* _PROBLEM STATEMENT_
List all lines of the data containing the word "this".

* _STORED RECORDS_
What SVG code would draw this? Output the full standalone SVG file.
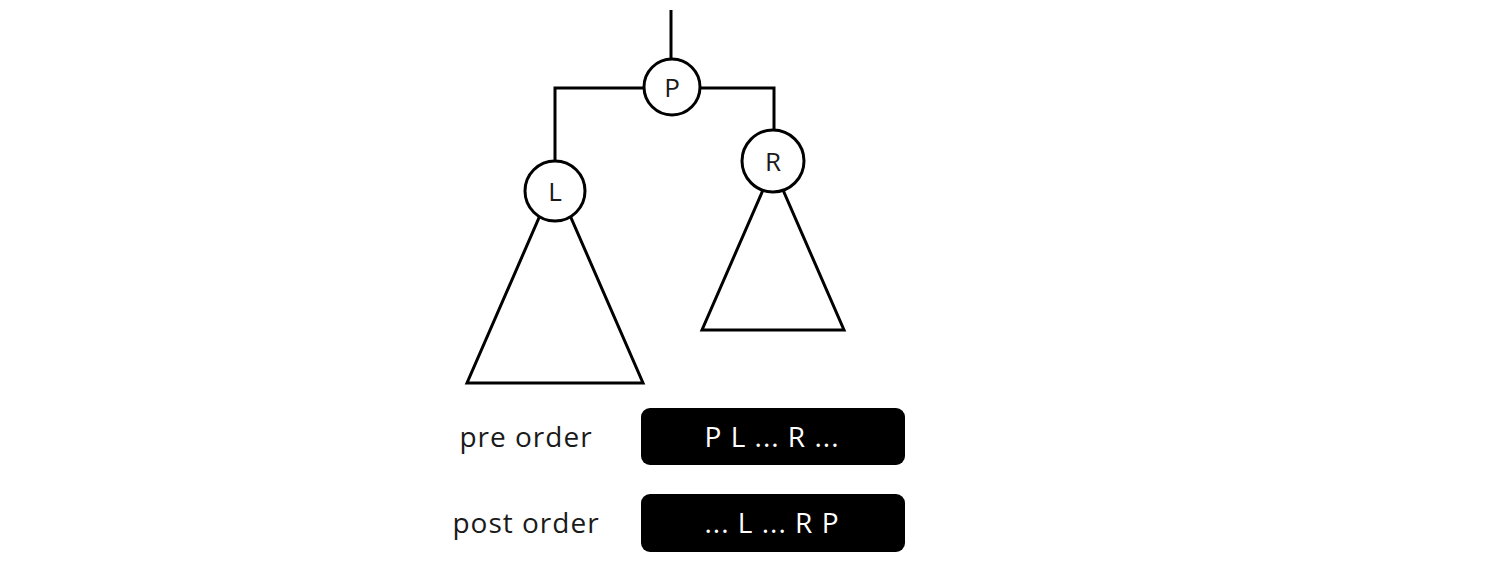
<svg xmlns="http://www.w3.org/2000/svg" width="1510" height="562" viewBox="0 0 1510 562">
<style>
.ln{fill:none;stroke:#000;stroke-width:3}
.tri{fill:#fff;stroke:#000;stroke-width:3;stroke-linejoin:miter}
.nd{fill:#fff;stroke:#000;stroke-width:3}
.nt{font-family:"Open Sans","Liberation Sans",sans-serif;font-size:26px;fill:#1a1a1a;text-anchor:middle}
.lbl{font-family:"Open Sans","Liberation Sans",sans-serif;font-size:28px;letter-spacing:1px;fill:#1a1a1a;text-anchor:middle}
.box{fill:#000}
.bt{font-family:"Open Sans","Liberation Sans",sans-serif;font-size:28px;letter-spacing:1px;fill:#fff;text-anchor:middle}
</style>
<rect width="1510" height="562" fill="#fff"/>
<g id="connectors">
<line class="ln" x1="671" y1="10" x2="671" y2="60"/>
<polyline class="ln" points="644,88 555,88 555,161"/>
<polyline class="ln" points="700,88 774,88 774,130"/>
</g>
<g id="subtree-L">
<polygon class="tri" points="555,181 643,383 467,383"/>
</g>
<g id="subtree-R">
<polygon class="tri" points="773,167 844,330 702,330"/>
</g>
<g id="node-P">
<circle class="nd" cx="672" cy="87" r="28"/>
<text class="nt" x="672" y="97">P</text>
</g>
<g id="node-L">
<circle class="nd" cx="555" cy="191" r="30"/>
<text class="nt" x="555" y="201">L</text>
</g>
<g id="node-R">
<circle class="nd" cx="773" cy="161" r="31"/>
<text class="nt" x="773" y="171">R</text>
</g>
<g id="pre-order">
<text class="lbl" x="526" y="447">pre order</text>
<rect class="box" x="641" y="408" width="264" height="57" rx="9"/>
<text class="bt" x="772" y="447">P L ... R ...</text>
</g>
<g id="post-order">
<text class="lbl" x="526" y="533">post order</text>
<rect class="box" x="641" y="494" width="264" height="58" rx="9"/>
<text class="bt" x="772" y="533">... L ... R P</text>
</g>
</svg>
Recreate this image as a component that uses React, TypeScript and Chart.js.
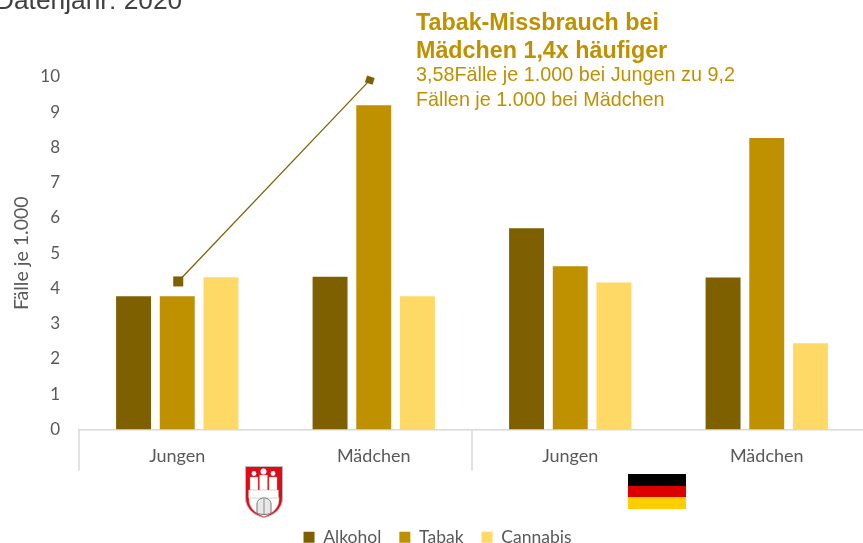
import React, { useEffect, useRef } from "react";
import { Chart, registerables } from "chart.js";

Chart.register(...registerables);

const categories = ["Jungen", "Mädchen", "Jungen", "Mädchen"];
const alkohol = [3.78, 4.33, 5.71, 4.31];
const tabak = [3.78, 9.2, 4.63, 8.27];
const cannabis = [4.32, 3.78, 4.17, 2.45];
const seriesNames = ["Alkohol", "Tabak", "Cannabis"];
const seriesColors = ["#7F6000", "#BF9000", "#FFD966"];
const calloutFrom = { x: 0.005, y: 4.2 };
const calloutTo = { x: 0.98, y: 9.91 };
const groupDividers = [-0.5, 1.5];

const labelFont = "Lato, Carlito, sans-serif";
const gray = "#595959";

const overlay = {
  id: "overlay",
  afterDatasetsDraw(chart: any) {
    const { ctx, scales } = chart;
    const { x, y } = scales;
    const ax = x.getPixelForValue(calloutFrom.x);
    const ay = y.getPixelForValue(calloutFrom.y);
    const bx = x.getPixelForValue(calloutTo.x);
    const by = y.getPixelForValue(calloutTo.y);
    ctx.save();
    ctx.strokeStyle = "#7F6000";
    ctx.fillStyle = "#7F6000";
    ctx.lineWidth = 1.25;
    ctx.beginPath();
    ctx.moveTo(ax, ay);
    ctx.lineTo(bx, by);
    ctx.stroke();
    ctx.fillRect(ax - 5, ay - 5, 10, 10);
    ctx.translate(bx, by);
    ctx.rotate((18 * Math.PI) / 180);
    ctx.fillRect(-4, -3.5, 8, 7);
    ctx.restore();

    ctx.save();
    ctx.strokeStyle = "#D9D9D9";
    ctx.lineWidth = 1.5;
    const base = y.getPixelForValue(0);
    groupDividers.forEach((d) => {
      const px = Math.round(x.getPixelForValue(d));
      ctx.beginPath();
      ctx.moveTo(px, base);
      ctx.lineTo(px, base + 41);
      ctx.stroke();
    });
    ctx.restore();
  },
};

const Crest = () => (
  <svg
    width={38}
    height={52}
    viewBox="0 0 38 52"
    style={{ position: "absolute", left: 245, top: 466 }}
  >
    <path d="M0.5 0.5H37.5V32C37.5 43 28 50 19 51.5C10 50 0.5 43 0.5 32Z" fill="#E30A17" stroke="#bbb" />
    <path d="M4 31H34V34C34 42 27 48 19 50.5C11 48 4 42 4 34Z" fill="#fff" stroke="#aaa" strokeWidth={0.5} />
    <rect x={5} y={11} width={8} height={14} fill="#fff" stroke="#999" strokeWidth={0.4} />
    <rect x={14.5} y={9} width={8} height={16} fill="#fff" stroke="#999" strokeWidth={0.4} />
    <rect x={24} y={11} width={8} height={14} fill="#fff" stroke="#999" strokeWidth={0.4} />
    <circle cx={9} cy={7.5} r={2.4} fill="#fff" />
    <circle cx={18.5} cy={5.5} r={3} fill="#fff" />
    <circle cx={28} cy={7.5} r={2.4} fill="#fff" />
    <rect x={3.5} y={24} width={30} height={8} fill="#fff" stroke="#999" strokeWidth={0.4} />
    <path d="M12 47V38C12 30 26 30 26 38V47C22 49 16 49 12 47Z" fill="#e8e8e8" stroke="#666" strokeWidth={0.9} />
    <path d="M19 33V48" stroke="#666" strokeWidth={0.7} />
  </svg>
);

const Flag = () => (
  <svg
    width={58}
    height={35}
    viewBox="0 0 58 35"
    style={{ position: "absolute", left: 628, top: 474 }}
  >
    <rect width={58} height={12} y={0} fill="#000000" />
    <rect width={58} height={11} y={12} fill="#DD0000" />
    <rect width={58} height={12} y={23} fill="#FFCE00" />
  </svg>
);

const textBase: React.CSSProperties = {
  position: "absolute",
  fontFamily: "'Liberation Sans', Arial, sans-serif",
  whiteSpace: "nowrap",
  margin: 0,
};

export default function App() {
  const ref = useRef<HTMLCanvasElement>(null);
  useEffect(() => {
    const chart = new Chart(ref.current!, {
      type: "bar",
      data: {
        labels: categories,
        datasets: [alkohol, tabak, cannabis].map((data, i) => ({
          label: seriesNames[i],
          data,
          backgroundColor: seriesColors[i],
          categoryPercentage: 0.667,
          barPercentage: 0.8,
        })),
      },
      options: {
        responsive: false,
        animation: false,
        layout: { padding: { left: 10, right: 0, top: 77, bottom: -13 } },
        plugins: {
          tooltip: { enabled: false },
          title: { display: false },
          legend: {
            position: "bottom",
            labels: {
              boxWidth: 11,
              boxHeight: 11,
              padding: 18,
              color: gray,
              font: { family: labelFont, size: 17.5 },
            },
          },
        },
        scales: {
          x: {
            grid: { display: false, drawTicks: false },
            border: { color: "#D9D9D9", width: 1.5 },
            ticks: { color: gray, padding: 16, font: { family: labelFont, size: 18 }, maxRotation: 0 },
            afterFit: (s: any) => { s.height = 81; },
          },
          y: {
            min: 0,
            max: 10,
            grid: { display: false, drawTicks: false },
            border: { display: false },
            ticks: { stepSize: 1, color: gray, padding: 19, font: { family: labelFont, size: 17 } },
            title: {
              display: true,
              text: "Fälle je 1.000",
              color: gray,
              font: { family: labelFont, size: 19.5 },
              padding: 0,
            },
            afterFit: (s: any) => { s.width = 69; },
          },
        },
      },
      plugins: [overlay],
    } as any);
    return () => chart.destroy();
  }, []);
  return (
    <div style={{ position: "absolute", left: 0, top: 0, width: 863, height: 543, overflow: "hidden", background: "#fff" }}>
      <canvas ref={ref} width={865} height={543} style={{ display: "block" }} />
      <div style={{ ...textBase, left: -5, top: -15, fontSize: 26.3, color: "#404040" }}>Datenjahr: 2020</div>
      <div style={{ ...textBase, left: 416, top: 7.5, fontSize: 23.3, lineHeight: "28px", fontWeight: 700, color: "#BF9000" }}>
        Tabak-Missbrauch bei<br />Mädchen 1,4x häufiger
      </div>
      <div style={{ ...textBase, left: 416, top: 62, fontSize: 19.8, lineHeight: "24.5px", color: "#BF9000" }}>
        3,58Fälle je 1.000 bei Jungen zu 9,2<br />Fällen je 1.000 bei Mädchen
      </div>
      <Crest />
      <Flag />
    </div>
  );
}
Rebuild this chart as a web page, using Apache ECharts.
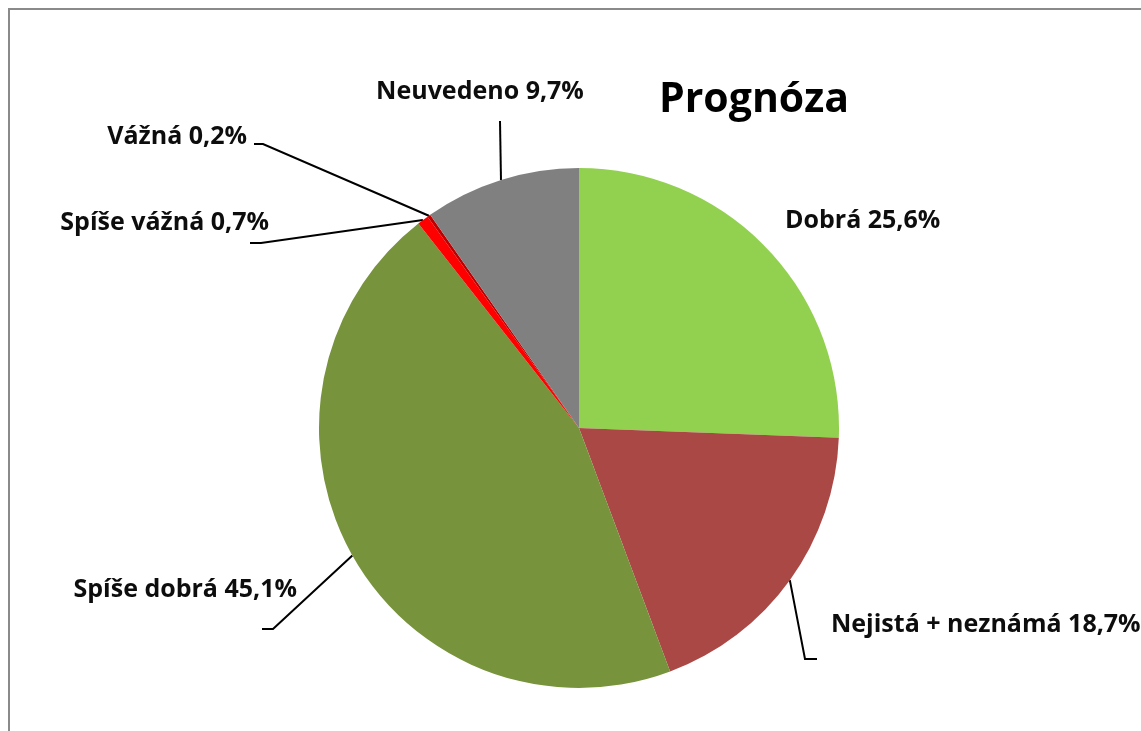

* _FINAL RESULT_
What SVG code would draw this? Output the full standalone SVG file.
Recreate this image as a component that uses React, TypeScript and Chart.js.
Rebuild this chart as a web page, using Apache ECharts.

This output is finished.